▶ Data excerpt:
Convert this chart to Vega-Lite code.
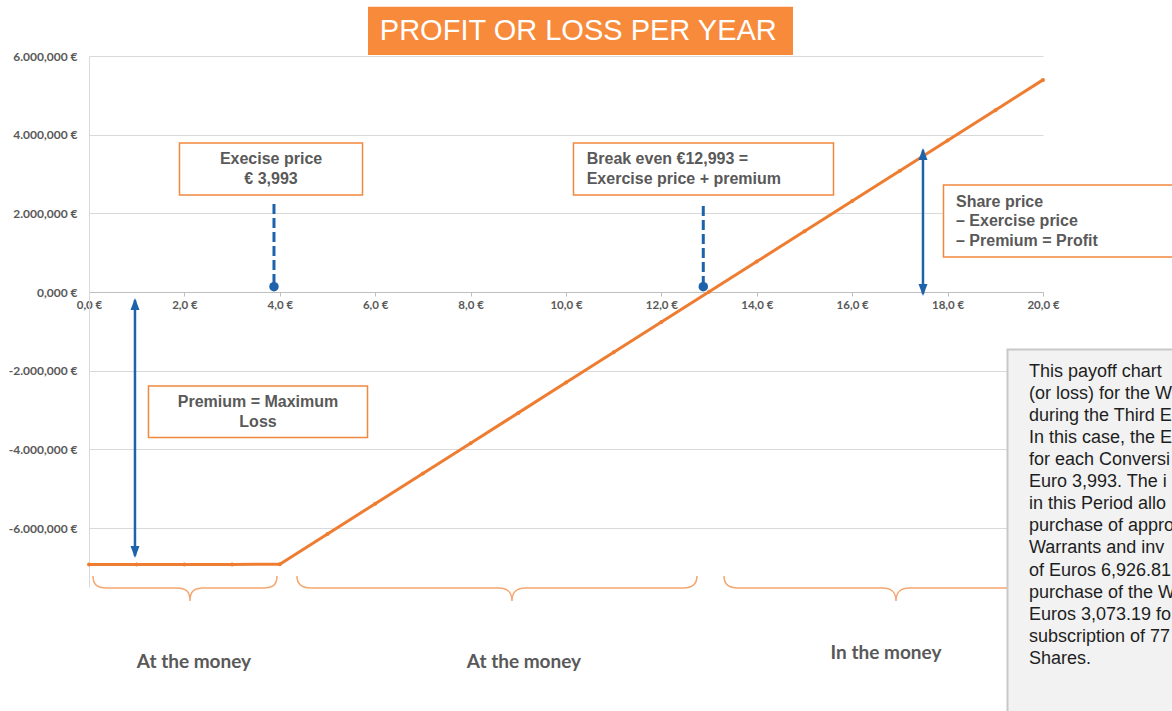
{
  "$schema": "https://vega.github.io/schema/vega-lite/v6.json",
  "width": 954,
  "height": 531,
  "autosize": "none",
  "padding": {"left": 89, "top": 56, "right": 129, "bottom": 124},
  "background": "white",
  "config": {"view": {"stroke": null}},
  "datasets": {
    "payoff": [
      {"price": 0, "profit": -6926810},
      {"price": 1, "profit": -6926810},
      {"price": 2, "profit": -6926810},
      {"price": 3, "profit": -6926810},
      {"price": 4, "profit": -6921430},
      {"price": 5, "profit": -6151780},
      {"price": 6, "profit": -5382140},
      {"price": 7, "profit": -4612490},
      {"price": 8, "profit": -3842840},
      {"price": 9, "profit": -3073200},
      {"price": 10, "profit": -2303550},
      {"price": 11, "profit": -1533910},
      {"price": 12, "profit": -764260},
      {"price": 13, "profit": 5390},
      {"price": 14, "profit": 775030},
      {"price": 15, "profit": 1544680},
      {"price": 16, "profit": 2314330},
      {"price": 17, "profit": 3083970},
      {"price": 18, "profit": 3853620},
      {"price": 19, "profit": 4623260},
      {"price": 20, "profit": 5392910}
    ]
  },
  "encoding": {
    "x": {
      "field": "price", "type": "quantitative",
      "scale": {"domain": [0, 20], "nice": false},
      "axis": {
        "values": [0, 2, 4, 6, 8, 10, 12, 14, 16, 18, 20],
        "offset": -295, "grid": false, "title": null,
        "domainColor": "#BFBFBF", "tickColor": "#BFBFBF", "tickSize": 4,
        "labelPadding": 3, "labelFlush": false, "labelOverlap": false,
        "labelFont": "Lato", "labelFontWeight": "bold", "labelFontSize": 11.5, "labelColor": "#595959",
        "labelExpr": "replace(format(datum.value, '.1f'), '.', ',') + ' €'"
      }
    },
    "y": {
      "field": "profit", "type": "quantitative",
      "scale": {"domain": [-7500000, 6000000], "nice": false},
      "axis": {
        "values": [-6000000, -4000000, -2000000, 0, 2000000, 4000000, 6000000],
        "grid": true, "gridColor": "#D9D9D9", "domainColor": "#D9D9D9", "ticks": false, "title": null,
        "labelPadding": 12, "labelFont": "Lato", "labelFontWeight": "bold", "labelFontSize": 12, "labelColor": "#595959",
        "labelExpr": "datum.value == 0 ? '0,000 €' : (datum.value < 0 ? '-' : '') + (abs(datum.value) / 1000000) + '.000,000 €'"
      }
    }
  },
  "layer": [
    {
      "data": {"name": "payoff"},
      "mark": {"type": "line", "color": "#EE7D31", "strokeWidth": 3}
    },
    {
      "data": {"name": "payoff"},
      "mark": {"type": "point", "filled": true, "color": "#EE7D31", "size": 16, "opacity": 1}
    },
    {
      "data": {"values": [{"price": 5.849, "price2": 14.759, "profit": 7253400, "profit2": 6025400}]},
      "mark": {"type": "rect", "fill": "#F88A3C"},
      "encoding": {"x2": {"field": "price2"}, "y2": {"field": "profit2"}}
    },
    {
      "data": {"values": [{"price": 10.258, "profit": 6636000, "label": "PROFIT OR LOSS PER YEAR"}]},
      "mark": {"type": "text", "font": "Liberation Sans", "fontSize": 29, "color": "white", "align": "center", "baseline": "middle"},
      "encoding": {"text": {"field": "label"}}
    },
    {
      "data": {"values": [
        {"box": "exercise", "price": 1.897, "price2": 5.734, "profit": 3788000, "profit2": 2466000},
        {"box": "breakeven", "price": 10.157, "price2": 15.608, "profit": 3788000, "profit2": 2466000},
        {"box": "share", "price": 17.914, "price2": 22.872, "profit": 2720000, "profit2": 890000},
        {"box": "premium", "price": 1.247, "price2": 5.839, "profit": -2390000, "profit2": -3699000}
      ]},
      "mark": {"type": "rect", "fill": "white", "stroke": "#F0883E", "strokeWidth": 1.5},
      "encoding": {"x2": {"field": "price2"}, "y2": {"field": "profit2"}}
    },
    {
      "data": {"values": [
        {"price": 3.816, "profit": 3381000, "label": "Execise price\n€ 3,993"},
        {"price": 3.543, "profit": -2809000, "label": "Premium = Maximum\nLoss"}
      ]},
      "mark": {"type": "text", "font": "Liberation Sans", "fontWeight": "bold", "fontSize": 16, "color": "#595959", "align": "center", "baseline": "middle", "lineBreak": "\n", "lineHeight": 20},
      "encoding": {"text": {"field": "label"}}
    },
    {
      "data": {"values": [
        {"price": 10.434, "profit": 3381000, "label": "Break even €12,993 =\nExercise price + premium"},
        {"price": 18.176, "profit": 2296000, "label": "Share price\n– Exercise price\n– Premium  = Profit"}
      ]},
      "mark": {"type": "text", "font": "Liberation Sans", "fontWeight": "bold", "fontSize": 16, "color": "#595959", "align": "left", "baseline": "middle", "lineBreak": "\n", "lineHeight": 19.7},
      "encoding": {"text": {"field": "label"}}
    },
    {
      "data": {"values": [
        {"price": 3.878, "profit": 2237000, "profit2": 134700},
        {"price": 12.878, "profit": 2186000, "profit2": 134700}
      ]},
      "mark": {"type": "rule", "color": "#1F62AC", "strokeWidth": 3, "strokeDash": [10, 4]},
      "encoding": {"y2": {"field": "profit2"}}
    },
    {
      "data": {"values": [
        {"price": 3.878, "profit": 134700},
        {"price": 12.878, "profit": 134700}
      ]},
      "mark": {"type": "point", "shape": "circle", "filled": true, "color": "#1F62AC", "size": 90, "opacity": 1}
    },
    {
      "data": {"values": [
        {"price": 0.964, "profit": -203000, "profit2": -6712000},
        {"price": 17.484, "profit": 3610000, "profit2": -50800}
      ]},
      "mark": {"type": "rule", "color": "#1F62AC", "strokeWidth": 2.5},
      "encoding": {"y2": {"field": "profit2"}}
    },
    {
      "data": {"values": [
        {"price": 0.964, "profit": -305000},
        {"price": 17.484, "profit": 3508000}
      ]},
      "mark": {"type": "point", "shape": "M 0 -1 L 0.75 1 L -0.75 1 Z", "filled": true, "color": "#1F62AC", "size": 144, "opacity": 1}
    },
    {
      "data": {"values": [
        {"price": 0.964, "profit": -6610000},
        {"price": 17.484, "profit": 50800}
      ]},
      "mark": {"type": "point", "shape": "M 0 1 L 0.75 -1 L -0.75 -1 Z", "filled": true, "color": "#1F62AC", "size": 144, "opacity": 1}
    },
    {
      "data": {"values": [{"price": 2.013, "profit": -7525500}]},
      "mark": {"type": "point", "shape": "M -1 -0.13 C -1 -0.04 -0.96 0 -0.85 0 L -0.096 0 C 0.015 0 0.054 0.04 0.054 0.14 C 0.054 0.04 0.093 0 0.204 0 L 0.85 0 C 0.96 0 1 -0.04 1 -0.13", "filled": false, "stroke": "#F5A66E", "strokeWidth": 1.5, "size": 33856, "opacity": 1}
    },
    {
      "data": {"values": [{"price": 8.553, "profit": -7525500}]},
      "mark": {"type": "point", "shape": "M -1 -0.06 C -1 -0.02 -0.98 0 -0.93 0 L 0.005 0 C 0.055 0 0.075 0.02 0.075 0.065 C 0.075 0.02 0.095 0 0.145 0 L 0.93 0 C 0.98 0 1 -0.02 1 -0.06", "filled": false, "stroke": "#F5A66E", "strokeWidth": 1.5, "size": 160000, "opacity": 1}
    },
    {
      "data": {"values": [{"price": 16.918, "profit": -7525500}]},
      "mark": {"type": "point", "shape": "M -1 -0.07 C -1 -0.023 -0.977 0 -0.919 0 L -0.081 0 C -0.023 0 0 0.023 0 0.076 C 0 0.023 0.023 0 0.081 0 L 0.919 0 C 0.977 0 1 -0.023 1 -0.07", "filled": false, "stroke": "#F5A66E", "strokeWidth": 1.5, "size": 118336, "opacity": 1}
    },
    {
      "data": {"values": [
        {"price": 2.201, "profit": -9407000, "label": "At the money"},
        {"price": 9.119, "profit": -9407000, "label": "At the money"},
        {"price": 16.709, "profit": -9178000, "label": "In the money"}
      ]},
      "mark": {"type": "text", "font": "Lato", "fontWeight": "bold", "fontSize": 19, "color": "#595959", "align": "center", "baseline": "middle"},
      "encoding": {"text": {"field": "label"}}
    },
    {
      "data": {"values": [{"price": 19.256, "price2": 22.977, "profit": -1462000, "profit2": -10881000}]},
      "mark": {"type": "rect", "fill": "#F2F2F2", "stroke": "#C8C8C8", "strokeWidth": 2},
      "encoding": {"x2": {"field": "price2"}, "y2": {"field": "profit2"}}
    },
    {
      "data": {"values": [{"price": 19.706, "profit": -2026000, "label": "This payoff chart\n(or loss) for the W\nduring the Third E\nIn this case, the E\nfor each Conversi\nEuro 3,993. The i\nin this Period allo\npurchase of appro\nWarrants and inv\nof Euros 6,926.81\npurchase of the W\nEuros 3,073.19 fo\nsubscription of 77\nShares."}]},
      "mark": {"type": "text", "font": "Liberation Sans", "fontSize": 18, "color": "#1E1E1E", "align": "left", "baseline": "middle", "lineBreak": "\n", "lineHeight": 22.1},
      "encoding": {"text": {"field": "label"}}
    }
  ]
}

▶ Task details:
From the data above, gather every line that includes the word "this".

▶ Exercise solution:
Convert this chart to Vega-Lite code.
      "data": {"values": [{"price": 19.706, "profit": -2026000, "label": "This payoff chart\n(or loss) for the W\nduring the Third E\nIn this case, the E\nfor each Conversi\nEuro 3,993. The i\nin this Period allo\npurchase of appro\nWarrants and inv\nof Euros 6,926.81\npurchase of the W\nEuros 3,073.19 fo\nsubscription of 77\nShares."}]},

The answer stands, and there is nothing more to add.